Recently, I played golf with a couple of venture guys, and one of them had very strong feelings about backing entrepreneurs, but “only the ones that come from the best schools,” feeling that selection criteria was most important. I politely disagreed and gave him a mulligan on No. 12.
Without boring you with details, I will tell just one story. “Bob” flunked out of our school in 10th grade, then went to a military academy (he had behavior issues), got into only one college, went there to be a ski bum, barely graduated, was drafted, went to Vietnam, came back, failed at finding any job, then moved with a wife and two kids to Seattle in the mid-70s, with no prospects.
But he stumbled onto a couple of companies — Microsoft, Amazon and Starbucks — and he invested a couple of dollars, and of course became a millionaire, ending up as a VP of Human Resources at one of the companies for 30 years.
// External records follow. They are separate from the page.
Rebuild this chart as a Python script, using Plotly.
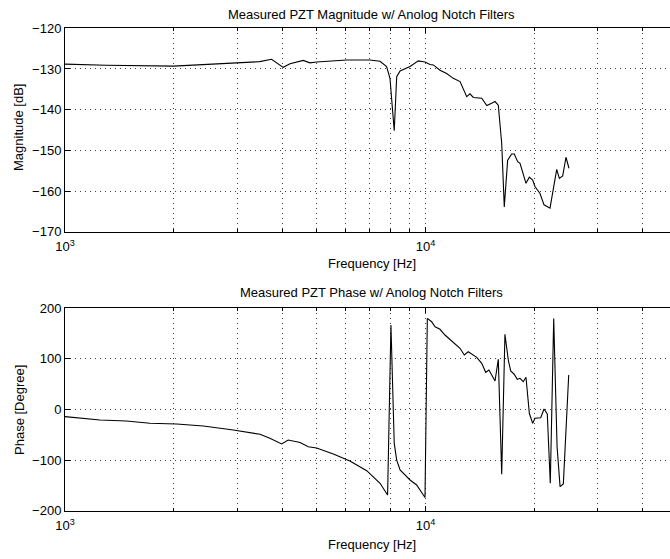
import plotly.graph_objects as go
from plotly.subplots import make_subplots

# ---------------- data ----------------
freq_mag = [1000, 1300, 2000, 3050, 3470, 3740, 4030, 4210, 4580, 4780, 4990,
            6040, 7000, 7480, 7800, 7970, 8190, 8320, 8500, 9060, 9550, 9970,
            10290, 10510, 10740, 10970, 11450, 11940, 12470, 13010, 13290, 13570,
            14320, 14790, 15260, 15590, 15920, 16270, 16540, 16900, 17340, 17630,
            18020, 18290, 19000, 19410, 19830, 20120, 20780, 21320, 22150, 23120,
            23510, 24020, 24530, 25000]
magnitude_db = [-128.8, -129.1, -129.3, -128.6, -128.2, -127.6, -129.6, -128.7, -127.9, -128.5, -128.3,
                -127.8, -127.8, -128.1, -129.4, -132.3, -145.2, -131.9, -130.5, -129.4, -128.0, -128.3,
                -128.9, -129.0, -129.6, -130.3, -131.1, -132.3, -133.1, -136.8, -136.1, -137.0,
                -137.2, -139.0, -138.4, -138.0, -138.9, -148.3, -163.9, -152.4, -150.9, -150.9,
                -152.8, -153.2, -158.1, -156.6, -157.3, -158.9, -160.6, -163.4, -164.2, -154.7,
                -156.9, -156.3, -151.7, -154.4]

freq_phase = [1000, 1250, 1480, 1720, 2040, 2420, 2930, 3260, 3475, 3700, 3870, 3990,
              4160, 4490, 4730, 4990, 5550, 6170, 6870, 7480, 7850, 8020, 8190, 8320,
              8500, 9060, 9450, 9968, 10116, 10400, 10630, 10970, 11325, 12075, 12465,
              12810, 13140, 13870, 14320, 14690, 15000, 15590, 15920, 16270, 16610,
              16970, 17230, 17600, 17970, 18290, 18670, 19000, 19410, 19830, 20120,
              20870, 21320, 21770, 22190, 22680, 23170, 23620, 24120, 24960]
phase_deg = [-14, -20.7, -22.7, -27.3, -28.7, -32.6, -40.5, -45.8, -49, -56.9, -63.6, -68,
             -60.3, -65.2, -73.5, -76, -87.9, -101.8, -120.9, -145.8, -169, 167, -67, -100,
             -119.5, -139.3, -149.2, -174, 180, 173.5, 163.6, 158.5, 147.2, 130.8, 120.9,
             107.7, 114.2, 103.1, 91.3, 73.5, 78, 56.3, 99.2, -128, 148.6,
             97.8, 76.1, 70.2, 59.7, 61.7, 55, 63.6, -7.5, -27.3, -17.4,
             -16.2, 1, -8.9, -145.8, 180, -73, -152.5, -147, 68]

x_major = [1000, 10000]
x_major_text = ["10<sup>3</sup>", "10<sup>4</sup>"]
x_minor = [2000, 3000, 4000, 5000, 6000, 7000, 8000, 9000, 20000, 30000, 40000]
mag_ticks = [-170, -160, -150, -140, -130, -120]
phase_ticks = [-200, -100, 0, 100, 200]

titles = ["Measured PZT Magnitude w/ Anolog Notch Filters",
          "Measured PZT Phase w/ Anolog Notch Filters"]
ylabels = ["Magnitude [dB]", "Phase [Degree]"]
xlabel = "Frequency [Hz]"

# ---------------- figure ----------------
W, H = 670, 559
L = 65
FONT = "Liberation Sans, Arial, Helvetica, sans-serif"
FS = 13

fig = make_subplots(rows=2, cols=1)
fig.add_trace(go.Scatter(x=freq_mag, y=magnitude_db, mode="lines",
                         line=dict(color="black", width=1.1), showlegend=False), row=1, col=1)
fig.add_trace(go.Scatter(x=freq_phase, y=phase_deg, mode="lines",
                         line=dict(color="black", width=1.1), showlegend=False), row=2, col=1)

top_px = [28.3, 308.3]
bot_px = [231.7, 510.7]
xmax_log = 3 + (W - L) / 360.5

grid_dash = "1px,4px"
grid_col = "rgba(0,0,0,0.75)"

for i, (yt, yb) in enumerate(zip(top_px, bot_px)):
    xa = "xaxis" if i == 0 else "xaxis2"
    ya = "yaxis" if i == 0 else "yaxis2"
    fig.layout[xa].update(
        type="log", range=[3, xmax_log], domain=[0, 1],
        tickvals=x_major, ticktext=x_major_text,
        ticks="inside", ticklen=5, tickcolor="black",
        showline=True, linecolor="black", linewidth=1, mirror="allticks",
        showgrid=True, gridcolor=grid_col, griddash=grid_dash, gridwidth=1,
        minor=dict(tickvals=x_minor, ticks="inside", ticklen=3, tickcolor="black",
                   showgrid=True, gridcolor=grid_col, griddash=grid_dash, gridwidth=1),
        tickfont=dict(family=FONT, size=FS, color="black"),
        ticklabelstandoff=3,
        zeroline=False, automargin=False,
    )
    yticks = mag_ticks if i == 0 else phase_ticks
    yrange = [-170, -120] if i == 0 else [-200, 200]
    fig.layout[ya].update(
        range=yrange, domain=[1 - yb / H, 1 - yt / H],
        tickvals=yticks, ticktext=[str(v).replace("-", "\u2212") for v in yticks],
        ticks="inside", ticklen=5, tickcolor="black",
        showline=True, linecolor="black", linewidth=1, mirror=False,
        showgrid=True, gridcolor=grid_col, griddash=grid_dash, gridwidth=1,
        tickfont=dict(family=FONT, size=FS, color="black"),
        zeroline=False, automargin=False,
    )

cx = (371.8 - L) / (W - L)
ann = []
for i in range(2):
    ann.append(dict(text=titles[i], x=cx, y=1 - [14, 292][i] / H, xref="paper", yref="paper",
                    showarrow=False, xanchor="center", yanchor="middle",
                    font=dict(family=FONT, size=FS, color="black")))
    ann.append(dict(text=xlabel, x=cx, y=1 - [263, 544][i] / H, xref="paper", yref="paper",
                    showarrow=False, xanchor="center", yanchor="middle",
                    font=dict(family=FONT, size=FS, color="black")))
    ann.append(dict(text=ylabels[i], x=(19 - L) / (W - L), y=1 - [128, 410][i] / H,
                    xref="paper", yref="paper", textangle=-90,
                    showarrow=False, xanchor="center", yanchor="middle",
                    font=dict(family=FONT, size=FS, color="black")))

fig.update_layout(
    width=W, height=H,
    margin=dict(l=L, r=0, t=0, b=0),
    paper_bgcolor="white", plot_bgcolor="white",
    annotations=ann,
    showlegend=False,
)

fig.write_html("out.html")
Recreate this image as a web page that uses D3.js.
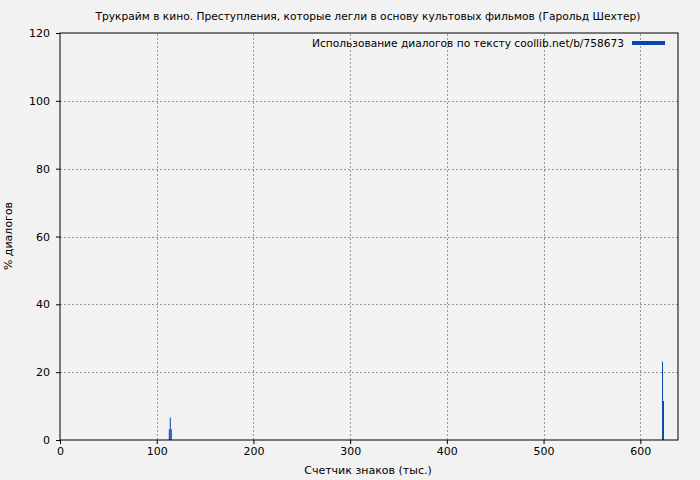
<!DOCTYPE html>
<html><head><meta charset="utf-8">
<script src="https://cdn.jsdelivr.net/npm/d3@7/dist/d3.min.js"></script>
<style>
body{margin:0;background:#f2f2f2;}
text{font-family:"DejaVu Sans",sans-serif;}
</style></head>
<body>
<svg id="c" width="700" height="480"></svg>
<script>
const title = "Трукрайм в кино. Преступления, которые легли в основу культовых фильмов (Гарольд Шехтер)";
const legendLabel = "Использование диалогов по тексту coollib.net/b/758673";
const xLabel = "Счетчик знаков (тыс.)";
const yLabel = "% диалогов";
const positions = [113, 114, 115, 623, 624];
const values = [3.2, 6.6, 3.2, 23.1, 11.5];
const xTicks = [0, 100, 200, 300, 400, 500, 600];
const yTicks = [0, 20, 40, 60, 80, 100, 120];
const xMax = 639;
const yMax = 120;

const svg = d3.select("#c");
const m = {l:60, r:22, t:33, b:40};
const W = 700, H = 480;
const x = d3.scaleLinear().domain([0, xMax]).range([m.l, W - m.r]);
const y = d3.scaleLinear().domain([0, yMax]).range([H - m.b, m.t]);

svg.append("rect").attr("width", W).attr("height", H).attr("fill", "#f2f2f2");

// grid
const grid = svg.append("g").attr("stroke", "#999").attr("stroke-dasharray", "2,2").attr("stroke-width", 1);
xTicks.filter(t => t > 0).forEach(t => grid.append("line")
  .attr("x1", Math.round(x(t)) + 0.5).attr("x2", Math.round(x(t)) + 0.5)
  .attr("y1", y(0)).attr("y2", y(yMax)));
yTicks.filter(t => t > 0 && t < yMax).forEach(t => grid.append("line")
  .attr("y1", Math.round(y(t)) + 0.5).attr("y2", Math.round(y(t)) + 0.5)
  .attr("x1", x(0)).attr("x2", x(xMax)));

// bars
svg.append("g").selectAll("rect").data(positions).join("rect")
  .attr("x", d => x(d - 0.5))
  .attr("width", d => Math.max(1, x(d + 0.5) - x(d - 0.5)))
  .attr("y", (d, i) => y(values[i]))
  .attr("height", (d, i) => y(0) - y(values[i]))
  .attr("fill", "#0a47a8");

// axes
const xAxis = d3.axisBottom(x).tickValues(xTicks).tickSizeInner(4).tickSizeOuter(0).tickPadding(3);
const yAxis = d3.axisLeft(y).tickValues(yTicks).tickSizeInner(4).tickSizeOuter(0).tickPadding(6);
const gx = svg.append("g").attr("transform", `translate(0,${y(0)})`).call(xAxis);
const gy = svg.append("g").attr("transform", `translate(${x(0)},0)`).call(yAxis);
[gx, gy].forEach(g => {
  g.selectAll("text").attr("font-size", 11).attr("fill", "#000").attr("font-family", "DejaVu Sans");
  g.selectAll("line").attr("stroke", "#000");
  g.select(".domain").remove();
});

// border
svg.append("rect").attr("x", x(0)).attr("y", y(yMax))
  .attr("width", x(xMax) - x(0)).attr("height", y(0) - y(yMax))
  .attr("fill", "none").attr("stroke", "#000").attr("stroke-width", 1);

// title
svg.append("text").attr("x", 368).attr("y", 20).attr("text-anchor", "middle")
  .attr("font-size", 11).attr("textLength", 545).attr("lengthAdjust", "spacingAndGlyphs").text(title);

// legend
svg.append("text").attr("x", 624).attr("y", 47).attr("text-anchor", "end")
  .attr("font-size", 11).attr("textLength", 312).attr("lengthAdjust", "spacingAndGlyphs").text(legendLabel);
svg.append("line").attr("x1", 632).attr("x2", 665).attr("y1", 43).attr("y2", 43)
  .attr("stroke", "#0a47a8").attr("stroke-width", 4);

// axis labels
svg.append("text").attr("x", 368).attr("y", 474).attr("text-anchor", "middle")
  .attr("font-size", 11).text(xLabel);
svg.append("text").attr("transform", "translate(12,236) rotate(-90)").attr("text-anchor", "middle")
  .attr("font-size", 11).text(yLabel);
</script>
</body></html>
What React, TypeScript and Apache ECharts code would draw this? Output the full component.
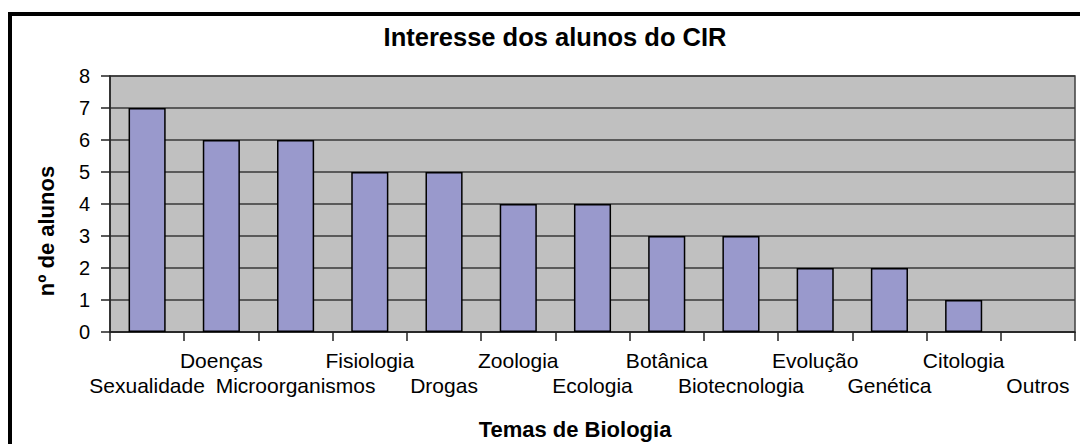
import React, { useEffect, useRef } from "react";
import * as echarts from "echarts";

const categories = [
  "Sexualidade",
  "Doenças",
  "Microorganismos",
  "Fisiologia",
  "Drogas",
  "Zoologia",
  "Ecologia",
  "Botânica",
  "Biotecnologia",
  "Evolução",
  "Genética",
  "Citologia",
  "Outros",
];
const values = [7, 6, 6, 5, 5, 4, 4, 3, 3, 2, 2, 1, 0];
const yTicks = [0, 1, 2, 3, 4, 5, 6, 7, 8];

const titleText = "Interesse dos alunos do CIR";
const xName = "Temas de Biologia";
const yName = "nº de alunos";

const FONT = "'Liberation Sans', Arial, sans-serif";

export default function App() {
  const ref = useRef<HTMLDivElement>(null);
  useEffect(() => {
    if (!ref.current) return;
    const chart = echarts.init(ref.current, undefined, { renderer: "svg" });
    chart.setOption({
      animation: false,
      backgroundColor: "#ffffff",
      textStyle: { fontFamily: FONT },
      title: {
        text: titleText,
        left: 550,
        top: 19,
        textAlign: "center",
        textStyle: { fontFamily: FONT, fontSize: 25.5, fontWeight: "bold", color: "#000" },
      },
      grid: {
        left: 110,
        right: 5,
        top: 76,
        bottom: 112,
        show: true,
        backgroundColor: "#C0C0C0",
        borderColor: "#404040",
        borderWidth: 1.5,
        containLabel: false,
      },
      xAxis: {
        type: "category",
        data: categories,
        axisLine: { lineStyle: { color: "#222", width: 1.5 } },
        axisTick: { show: true, length: 9, interval: 0, lineStyle: { color: "#222", width: 1.5 } },
        axisLabel: {
          interval: 0,
          margin: 16,
          color: "#000",
          fontFamily: FONT,
          fontSize: 21,
          lineHeight: 25,
          hideOverlap: false,
          formatter: (v: string, i: number) => (i % 2 === 0 ? "\n" + v : v),
        },
      },
      yAxis: {
        type: "value",
        min: yTicks[0],
        max: yTicks[yTicks.length - 1],
        interval: 1,
        axisLine: { show: true, lineStyle: { color: "#222", width: 1.5 } },
        axisTick: { show: true, length: 9, lineStyle: { color: "#222", width: 1.5 } },
        axisLabel: { margin: 20, color: "#000", fontFamily: FONT, fontSize: 20 },
        splitLine: { show: true, lineStyle: { color: "#383838", width: 1.6 } },
      },
      series: [
        {
          type: "bar",
          data: values.map((v) => (v === 0 ? { value: v, itemStyle: { borderWidth: 0 } } : v)),
          barCategoryGap: "50%",
          itemStyle: { color: "#9999CC", borderColor: "#000", borderWidth: 1.5 },
        },
      ],
      graphic: [
        {
          type: "rect",
          shape: { x: 10, y: 14, width: 1100, height: 500 },
          style: { fill: "none", stroke: "#000", lineWidth: 4 },
          silent: true,
        },
        {
          type: "text",
          x: 575,
          y: 429,
          style: {
            text: xName,
            fontFamily: FONT,
            fontSize: 22,
            fontWeight: "bold",
            fill: "#000",
            textAlign: "center",
            textVerticalAlign: "middle",
          },
        },
        {
          type: "text",
          x: 46,
          y: 231,
          rotation: Math.PI / 2,
          style: {
            text: yName,
            fontFamily: FONT,
            fontSize: 22,
            fontWeight: "bold",
            fill: "#000",
            textAlign: "center",
            textVerticalAlign: "middle",
          },
        },
      ],
    });
    return () => chart.dispose();
  }, []);
  return (
    <div
      ref={ref}
      style={{ position: "fixed", left: 0, top: 0, width: 1080, height: 444, background: "#fff" }}
    />
  );
}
In high school, it was a solid 100-1 sure bet that this guy was a certain loser and would never amount to anything.
How does the idea of being a winner influence the young entrepreneur and her/his choices? As a culture, we put a lot of power in that word. And sure, I understand the whole “participation trophy” insanity, but for the majority of us, it is a long race, with stops and starts, and very little certainty. Winning can be as simple as just showing up each day with both shoes tied (not together). And never discount the power of luck and timing.
As I read the various stories of my class, one overriding theme was the power and influence that the teachers had. Almost every member gave a shout-out to one of the teachers who supported or cared or encouraged or even punished them. The value of a teacher was clear. Teachers!
One of the classic mantras for a venture capitalist is backing someone who has just come off a failure, thinking he will win next time. Maybe, but only if she/he learned something from the experience. I like to bet on discipline and desire over pedigree.
We all remember the Varsity Blues scandal, the belief by wealthy parents that if their child does not get into a select school, one of the Ivies if you will, that their life will be forever marked as a failure with no prospects for “winning” later in their life. Of course, having a parent willing to spend $500,000 to bribe a college official might also be thought of as winning the lucky sperm lottery in the first place.
I spend some time mentoring foster youth, who have transitioned out of the program and are now on their own. When I see the grit and determination that leads them to the next level of education, jobs, independent living and being productive, there is only one name for it — I call that winning.
Rule No. 675: “The first one now will later be last.”